Exercise: Copy the material that follows word for word and omit its pictures.
** start Supplied material **
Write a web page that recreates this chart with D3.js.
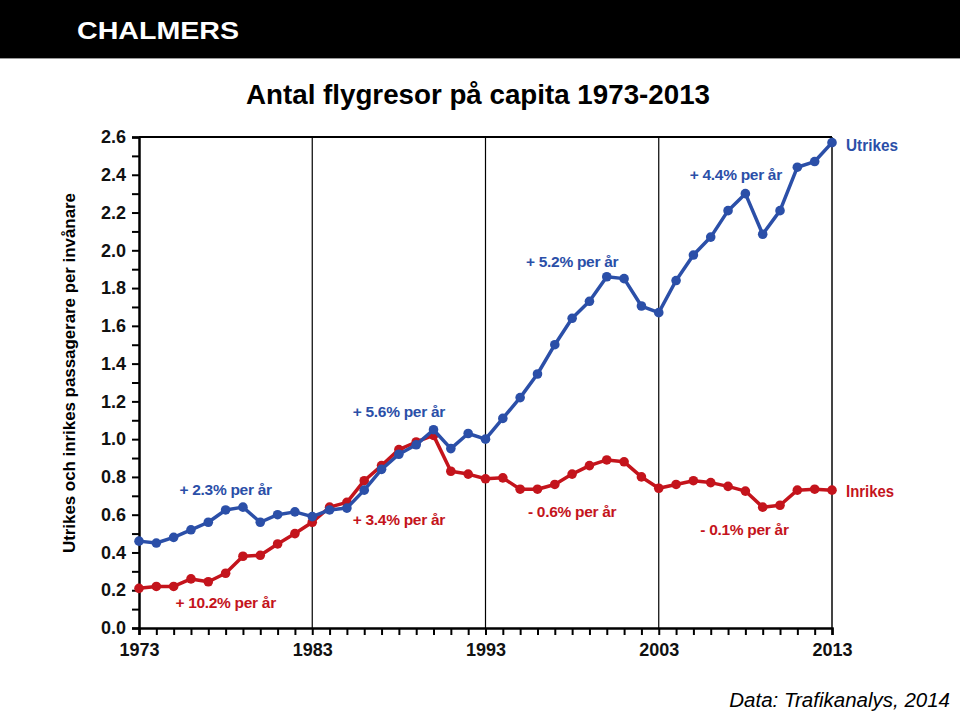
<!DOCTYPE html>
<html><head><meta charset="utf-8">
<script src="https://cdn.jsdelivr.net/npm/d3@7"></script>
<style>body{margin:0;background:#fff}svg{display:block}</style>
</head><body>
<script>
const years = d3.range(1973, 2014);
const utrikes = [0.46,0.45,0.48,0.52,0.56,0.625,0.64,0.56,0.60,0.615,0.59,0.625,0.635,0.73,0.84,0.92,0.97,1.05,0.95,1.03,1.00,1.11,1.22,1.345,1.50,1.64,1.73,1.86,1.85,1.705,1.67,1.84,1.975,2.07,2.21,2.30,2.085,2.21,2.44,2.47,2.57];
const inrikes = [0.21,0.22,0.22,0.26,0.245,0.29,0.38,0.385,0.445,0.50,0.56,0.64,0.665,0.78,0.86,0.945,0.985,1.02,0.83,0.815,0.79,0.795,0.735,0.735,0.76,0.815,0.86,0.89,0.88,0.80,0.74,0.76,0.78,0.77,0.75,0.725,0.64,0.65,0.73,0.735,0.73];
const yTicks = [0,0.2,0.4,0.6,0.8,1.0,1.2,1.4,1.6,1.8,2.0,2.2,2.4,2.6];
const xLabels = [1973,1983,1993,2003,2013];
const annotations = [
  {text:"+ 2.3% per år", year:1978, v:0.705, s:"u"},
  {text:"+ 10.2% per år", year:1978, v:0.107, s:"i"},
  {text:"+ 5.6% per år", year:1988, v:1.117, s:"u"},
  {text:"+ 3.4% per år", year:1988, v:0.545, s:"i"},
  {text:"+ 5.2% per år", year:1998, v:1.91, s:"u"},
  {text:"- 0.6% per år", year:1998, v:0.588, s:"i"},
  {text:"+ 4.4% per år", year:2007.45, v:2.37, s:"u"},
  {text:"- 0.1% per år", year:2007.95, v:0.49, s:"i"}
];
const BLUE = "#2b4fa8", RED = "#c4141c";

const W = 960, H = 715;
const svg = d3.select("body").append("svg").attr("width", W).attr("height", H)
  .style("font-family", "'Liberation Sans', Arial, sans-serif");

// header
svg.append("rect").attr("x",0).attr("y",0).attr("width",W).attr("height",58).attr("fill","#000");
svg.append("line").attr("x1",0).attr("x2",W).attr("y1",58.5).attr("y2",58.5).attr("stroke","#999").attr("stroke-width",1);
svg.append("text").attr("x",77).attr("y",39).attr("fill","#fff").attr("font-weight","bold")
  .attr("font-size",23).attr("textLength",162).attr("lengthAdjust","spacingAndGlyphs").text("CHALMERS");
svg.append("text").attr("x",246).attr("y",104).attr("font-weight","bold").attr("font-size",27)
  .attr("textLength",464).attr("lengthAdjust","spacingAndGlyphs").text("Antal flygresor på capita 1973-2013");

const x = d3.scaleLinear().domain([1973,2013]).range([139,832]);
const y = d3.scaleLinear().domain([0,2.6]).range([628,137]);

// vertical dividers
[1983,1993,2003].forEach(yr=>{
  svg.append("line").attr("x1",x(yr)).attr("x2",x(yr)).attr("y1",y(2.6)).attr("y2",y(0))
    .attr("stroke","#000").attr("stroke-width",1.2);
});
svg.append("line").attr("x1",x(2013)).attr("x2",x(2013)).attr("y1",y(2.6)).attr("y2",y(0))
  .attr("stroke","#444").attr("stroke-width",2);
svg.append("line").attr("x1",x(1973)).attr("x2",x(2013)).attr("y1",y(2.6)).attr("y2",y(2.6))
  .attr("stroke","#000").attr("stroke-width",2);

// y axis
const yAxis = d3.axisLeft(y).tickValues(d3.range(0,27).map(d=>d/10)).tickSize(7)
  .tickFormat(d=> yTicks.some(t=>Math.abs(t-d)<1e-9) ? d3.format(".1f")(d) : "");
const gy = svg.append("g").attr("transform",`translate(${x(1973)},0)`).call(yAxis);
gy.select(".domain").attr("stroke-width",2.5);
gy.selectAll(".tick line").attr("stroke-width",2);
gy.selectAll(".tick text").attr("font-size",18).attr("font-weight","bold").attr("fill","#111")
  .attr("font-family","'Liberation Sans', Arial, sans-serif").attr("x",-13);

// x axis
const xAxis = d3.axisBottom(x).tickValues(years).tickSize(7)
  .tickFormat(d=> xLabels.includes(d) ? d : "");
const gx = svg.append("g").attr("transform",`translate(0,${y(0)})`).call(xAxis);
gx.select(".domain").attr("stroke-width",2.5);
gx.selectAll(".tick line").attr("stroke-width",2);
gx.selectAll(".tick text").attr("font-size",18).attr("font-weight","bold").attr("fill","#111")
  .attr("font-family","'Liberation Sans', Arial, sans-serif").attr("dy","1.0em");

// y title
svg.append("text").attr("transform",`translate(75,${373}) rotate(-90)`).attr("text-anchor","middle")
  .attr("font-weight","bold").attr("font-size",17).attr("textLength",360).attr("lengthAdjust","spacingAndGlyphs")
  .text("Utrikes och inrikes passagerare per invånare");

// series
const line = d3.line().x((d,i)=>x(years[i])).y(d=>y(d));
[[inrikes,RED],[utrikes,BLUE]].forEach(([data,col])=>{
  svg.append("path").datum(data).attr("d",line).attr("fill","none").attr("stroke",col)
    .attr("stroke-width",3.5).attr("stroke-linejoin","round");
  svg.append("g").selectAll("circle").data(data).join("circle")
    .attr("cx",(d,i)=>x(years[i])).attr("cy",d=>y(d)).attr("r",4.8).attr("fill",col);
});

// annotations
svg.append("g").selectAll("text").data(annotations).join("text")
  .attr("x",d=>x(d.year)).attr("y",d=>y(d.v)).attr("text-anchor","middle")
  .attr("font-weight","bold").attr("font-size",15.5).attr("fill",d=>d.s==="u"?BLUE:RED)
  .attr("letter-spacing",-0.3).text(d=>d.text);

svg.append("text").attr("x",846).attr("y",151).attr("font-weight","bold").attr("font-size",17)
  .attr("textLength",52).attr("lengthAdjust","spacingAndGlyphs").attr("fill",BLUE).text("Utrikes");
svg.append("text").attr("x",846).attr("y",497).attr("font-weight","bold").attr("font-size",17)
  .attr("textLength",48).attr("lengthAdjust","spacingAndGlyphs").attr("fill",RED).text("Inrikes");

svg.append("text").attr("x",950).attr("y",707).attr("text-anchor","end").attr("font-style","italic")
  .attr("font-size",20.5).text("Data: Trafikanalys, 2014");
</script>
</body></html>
** end Supplied material **
Finished answer:
Write a web page that recreates this chart with D3.js.
<!DOCTYPE html>
<html><head><meta charset="utf-8">
<script src="https://cdn.jsdelivr.net/npm/d3@7"></script>
<style>body{margin:0;background:#fff}svg{display:block}</style>
</head><body>
<script>
const years = d3.range(1973, 2014);
const utrikes = [0.46,0.45,0.48,0.52,0.56,0.625,0.64,0.56,0.60,0.615,0.59,0.625,0.635,0.73,0.84,0.92,0.97,1.05,0.95,1.03,1.00,1.11,1.22,1.345,1.50,1.64,1.73,1.86,1.85,1.705,1.67,1.84,1.975,2.07,2.21,2.30,2.085,2.21,2.44,2.47,2.57];
const inrikes = [0.21,0.22,0.22,0.26,0.245,0.29,0.38,0.385,0.445,0.50,0.56,0.64,0.665,0.78,0.86,0.945,0.985,1.02,0.83,0.815,0.79,0.795,0.735,0.735,0.76,0.815,0.86,0.89,0.88,0.80,0.74,0.76,0.78,0.77,0.75,0.725,0.64,0.65,0.73,0.735,0.73];
const yTicks = [0,0.2,0.4,0.6,0.8,1.0,1.2,1.4,1.6,1.8,2.0,2.2,2.4,2.6];
const xLabels = [1973,1983,1993,2003,2013];
const annotations = [
  {text:"+ 2.3% per år", year:1978, v:0.705, s:"u"},
  {text:"+ 10.2% per år", year:1978, v:0.107, s:"i"},
  {text:"+ 5.6% per år", year:1988, v:1.117, s:"u"},
  {text:"+ 3.4% per år", year:1988, v:0.545, s:"i"},
  {text:"+ 5.2% per år", year:1998, v:1.91, s:"u"},
  {text:"- 0.6% per år", year:1998, v:0.588, s:"i"},
  {text:"+ 4.4% per år", year:2007.45, v:2.37, s:"u"},
  {text:"- 0.1% per år", year:2007.95, v:0.49, s:"i"}
];
const BLUE = "#2b4fa8", RED = "#c4141c";

const W = 960, H = 715;
const svg = d3.select("body").append("svg").attr("width", W).attr("height", H)
  .style("font-family", "'Liberation Sans', Arial, sans-serif");

// header
svg.append("rect").attr("x",0).attr("y",0).attr("width",W).attr("height",58).attr("fill","#000");
svg.append("line").attr("x1",0).attr("x2",W).attr("y1",58.5).attr("y2",58.5).attr("stroke","#999").attr("stroke-width",1);
svg.append("text").attr("x",77).attr("y",39).attr("fill","#fff").attr("font-weight","bold")
  .attr("font-size",23).attr("textLength",162).attr("lengthAdjust","spacingAndGlyphs").text("CHALMERS");
svg.append("text").attr("x",246).attr("y",104).attr("font-weight","bold").attr("font-size",27)
  .attr("textLength",464).attr("lengthAdjust","spacingAndGlyphs").text("Antal flygresor på capita 1973-2013");

const x = d3.scaleLinear().domain([1973,2013]).range([139,832]);
const y = d3.scaleLinear().domain([0,2.6]).range([628,137]);

// vertical dividers
[1983,1993,2003].forEach(yr=>{
  svg.append("line").attr("x1",x(yr)).attr("x2",x(yr)).attr("y1",y(2.6)).attr("y2",y(0))
    .attr("stroke","#000").attr("stroke-width",1.2);
});
svg.append("line").attr("x1",x(2013)).attr("x2",x(2013)).attr("y1",y(2.6)).attr("y2",y(0))
  .attr("stroke","#444").attr("stroke-width",2);
svg.append("line").attr("x1",x(1973)).attr("x2",x(2013)).attr("y1",y(2.6)).attr("y2",y(2.6))
  .attr("stroke","#000").attr("stroke-width",2);

// y axis
const yAxis = d3.axisLeft(y).tickValues(d3.range(0,27).map(d=>d/10)).tickSize(7)
  .tickFormat(d=> yTicks.some(t=>Math.abs(t-d)<1e-9) ? d3.format(".1f")(d) : "");
const gy = svg.append("g").attr("transform",`translate(${x(1973)},0)`).call(yAxis);
gy.select(".domain").attr("stroke-width",2.5);
gy.selectAll(".tick line").attr("stroke-width",2);
gy.selectAll(".tick text").attr("font-size",18).attr("font-weight","bold").attr("fill","#111")
  .attr("font-family","'Liberation Sans', Arial, sans-serif").attr("x",-13);

// x axis
const xAxis = d3.axisBottom(x).tickValues(years).tickSize(7)
  .tickFormat(d=> xLabels.includes(d) ? d : "");
const gx = svg.append("g").attr("transform",`translate(0,${y(0)})`).call(xAxis);
gx.select(".domain").attr("stroke-width",2.5);
gx.selectAll(".tick line").attr("stroke-width",2);
gx.selectAll(".tick text").attr("font-size",18).attr("font-weight","bold").attr("fill","#111")
  .attr("font-family","'Liberation Sans', Arial, sans-serif").attr("dy","1.0em");

// y title
svg.append("text").attr("transform",`translate(75,${373}) rotate(-90)`).attr("text-anchor","middle")
  .attr("font-weight","bold").attr("font-size",17).attr("textLength",360).attr("lengthAdjust","spacingAndGlyphs")
  .text("Utrikes och inrikes passagerare per invånare");

// series
const line = d3.line().x((d,i)=>x(years[i])).y(d=>y(d));
[[inrikes,RED],[utrikes,BLUE]].forEach(([data,col])=>{
  svg.append("path").datum(data).attr("d",line).attr("fill","none").attr("stroke",col)
    .attr("stroke-width",3.5).attr("stroke-linejoin","round");
  svg.append("g").selectAll("circle").data(data).join("circle")
    .attr("cx",(d,i)=>x(years[i])).attr("cy",d=>y(d)).attr("r",4.8).attr("fill",col);
});

// annotations
svg.append("g").selectAll("text").data(annotations).join("text")
  .attr("x",d=>x(d.year)).attr("y",d=>y(d.v)).attr("text-anchor","middle")
  .attr("font-weight","bold").attr("font-size",15.5).attr("fill",d=>d.s==="u"?BLUE:RED)
  .attr("letter-spacing",-0.3).text(d=>d.text);

svg.append("text").attr("x",846).attr("y",151).attr("font-weight","bold").attr("font-size",17)
  .attr("textLength",52).attr("lengthAdjust","spacingAndGlyphs").attr("fill",BLUE).text("Utrikes");
svg.append("text").attr("x",846).attr("y",497).attr("font-weight","bold").attr("font-size",17)
  .attr("textLength",48).attr("lengthAdjust","spacingAndGlyphs").attr("fill",RED).text("Inrikes");

svg.append("text").attr("x",950).attr("y",707).attr("text-anchor","end").attr("font-style","italic")
  .attr("font-size",20.5).text("Data: Trafikanalys, 2014");
</script>
</body></html>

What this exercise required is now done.